Ammonium detoxification mechanism of ammonium-tolerant duckweed (Landoltia punctata) revealed by carbon and nitrogen metabolism under ammonium stress

In this work, the ammonium-tolerant duckweed Landoltia punctata 0202 was used to study the effect of ammonium stress on carbon and nitrogen metabolism and elucidate the detoxification mechanism. The growth status, protein and starch content, and activity of nitrogen assimilation enzymes were determined, and the transcriptional levels of genes involved in ion transport and carbon and nitrogen metabolism were investigated. Under high ammonium stress, the duckweed growth was inhibited, especially when ammonium was the sole nitrogen source. Ammonium might mainly enter cells via low-affinity transporters. The stimulation of potassium transport genes suggested sufficient potassium acquisition, precluding cation deficiency. In addition, the up-regulation of ammonium assimilation and transamination indicated that excess ammonium could be incorporated into organic nitrogen.
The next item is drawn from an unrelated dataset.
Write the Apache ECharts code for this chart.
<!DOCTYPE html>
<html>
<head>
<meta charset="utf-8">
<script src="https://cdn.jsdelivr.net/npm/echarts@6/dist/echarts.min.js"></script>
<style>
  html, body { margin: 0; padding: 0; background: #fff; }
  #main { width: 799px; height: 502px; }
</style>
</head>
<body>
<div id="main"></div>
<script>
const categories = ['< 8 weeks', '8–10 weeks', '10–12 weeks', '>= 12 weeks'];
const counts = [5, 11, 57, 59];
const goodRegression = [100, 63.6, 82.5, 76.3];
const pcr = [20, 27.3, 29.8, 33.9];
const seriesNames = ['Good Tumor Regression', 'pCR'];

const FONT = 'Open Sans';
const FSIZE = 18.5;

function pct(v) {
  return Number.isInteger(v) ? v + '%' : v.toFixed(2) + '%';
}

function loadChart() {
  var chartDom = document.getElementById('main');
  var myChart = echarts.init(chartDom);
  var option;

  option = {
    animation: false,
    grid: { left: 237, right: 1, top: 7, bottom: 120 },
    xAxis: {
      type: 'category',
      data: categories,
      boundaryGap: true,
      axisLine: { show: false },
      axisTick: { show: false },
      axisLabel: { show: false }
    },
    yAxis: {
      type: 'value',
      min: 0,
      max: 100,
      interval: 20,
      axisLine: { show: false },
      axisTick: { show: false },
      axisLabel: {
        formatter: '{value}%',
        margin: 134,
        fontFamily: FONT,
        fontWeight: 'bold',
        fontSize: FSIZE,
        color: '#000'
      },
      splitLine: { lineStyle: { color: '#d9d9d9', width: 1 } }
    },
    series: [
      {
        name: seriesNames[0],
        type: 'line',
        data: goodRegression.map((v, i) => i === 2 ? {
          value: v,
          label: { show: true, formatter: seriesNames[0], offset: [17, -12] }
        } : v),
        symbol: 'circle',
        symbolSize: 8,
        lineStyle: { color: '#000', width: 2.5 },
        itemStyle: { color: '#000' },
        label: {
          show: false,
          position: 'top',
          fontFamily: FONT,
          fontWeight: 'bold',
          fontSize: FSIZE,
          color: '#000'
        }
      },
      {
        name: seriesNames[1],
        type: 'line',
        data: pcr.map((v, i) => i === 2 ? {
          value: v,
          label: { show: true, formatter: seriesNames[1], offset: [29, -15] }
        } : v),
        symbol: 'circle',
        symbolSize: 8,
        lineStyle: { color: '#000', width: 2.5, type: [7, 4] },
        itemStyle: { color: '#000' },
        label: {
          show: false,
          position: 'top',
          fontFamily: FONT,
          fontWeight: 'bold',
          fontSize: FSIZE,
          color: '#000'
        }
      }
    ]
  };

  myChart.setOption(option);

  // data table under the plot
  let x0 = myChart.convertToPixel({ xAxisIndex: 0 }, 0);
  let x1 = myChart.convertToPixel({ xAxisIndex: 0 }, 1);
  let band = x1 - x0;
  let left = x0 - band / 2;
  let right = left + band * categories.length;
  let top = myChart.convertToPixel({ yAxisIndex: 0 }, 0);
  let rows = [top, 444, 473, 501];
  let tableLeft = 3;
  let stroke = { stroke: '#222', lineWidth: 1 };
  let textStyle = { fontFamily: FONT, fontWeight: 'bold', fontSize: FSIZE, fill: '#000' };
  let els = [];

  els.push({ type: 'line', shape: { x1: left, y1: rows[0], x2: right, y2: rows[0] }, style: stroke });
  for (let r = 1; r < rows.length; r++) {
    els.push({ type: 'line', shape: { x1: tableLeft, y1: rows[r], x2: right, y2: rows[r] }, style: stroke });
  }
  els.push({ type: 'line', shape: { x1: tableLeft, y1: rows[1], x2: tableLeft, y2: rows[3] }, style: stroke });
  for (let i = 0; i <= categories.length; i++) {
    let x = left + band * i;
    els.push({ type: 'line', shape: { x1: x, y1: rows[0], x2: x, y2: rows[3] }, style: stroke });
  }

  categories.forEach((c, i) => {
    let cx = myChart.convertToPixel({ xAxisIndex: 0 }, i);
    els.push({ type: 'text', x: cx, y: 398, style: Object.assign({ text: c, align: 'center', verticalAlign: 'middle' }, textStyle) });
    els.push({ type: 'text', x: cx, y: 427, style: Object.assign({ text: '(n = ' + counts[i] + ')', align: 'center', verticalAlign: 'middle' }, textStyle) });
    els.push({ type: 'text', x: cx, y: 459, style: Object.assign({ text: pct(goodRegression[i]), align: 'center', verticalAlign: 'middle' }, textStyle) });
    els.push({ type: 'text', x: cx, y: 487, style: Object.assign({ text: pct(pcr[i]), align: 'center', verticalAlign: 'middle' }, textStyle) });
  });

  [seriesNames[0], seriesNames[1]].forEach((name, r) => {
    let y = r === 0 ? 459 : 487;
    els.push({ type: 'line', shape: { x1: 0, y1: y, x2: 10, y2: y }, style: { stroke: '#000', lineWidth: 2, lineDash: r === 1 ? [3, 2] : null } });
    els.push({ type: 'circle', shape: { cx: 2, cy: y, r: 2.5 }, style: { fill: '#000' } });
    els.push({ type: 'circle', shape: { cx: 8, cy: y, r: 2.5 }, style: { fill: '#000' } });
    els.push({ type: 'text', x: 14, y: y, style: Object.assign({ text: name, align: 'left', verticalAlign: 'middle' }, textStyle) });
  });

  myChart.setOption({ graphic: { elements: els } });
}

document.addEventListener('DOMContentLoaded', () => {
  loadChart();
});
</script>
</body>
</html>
Furthermore, the starch content increased from 3.97% to 16.43% and 26.02% in the mixed-nitrogen and ammonium-nitrogen groups, respectively. And the up-regulated starch synthesis, degradation, and glycolysis processes indicated that the accumulated starch could provide sufficient carbon skeletons for excess ammonium assimilation. The findings of this study illustrated that the coordination of carbon and nitrogen metabolism played a vital role in the ammonium detoxification mechanism of duckweeds. [Display omitted] •NH4+ inhibited growth but promoted starch accumulation of duckweed.•NH4+ enters cells via low-affinity transporters under high ammonium stress.•The stimulation of K+ transporters could ensure sufficient cations acquisition.•High NH4+ concentration stimulated assimilation and transamination significantly.•Starch degradation could provide carbon skeletons for excess NH4+ assimilation. Sufficient cation acquisition, enhanced nitrogen assimilation and starch synthesis and catabolism played a vital role in the NH4+ detoxification of duckweeds.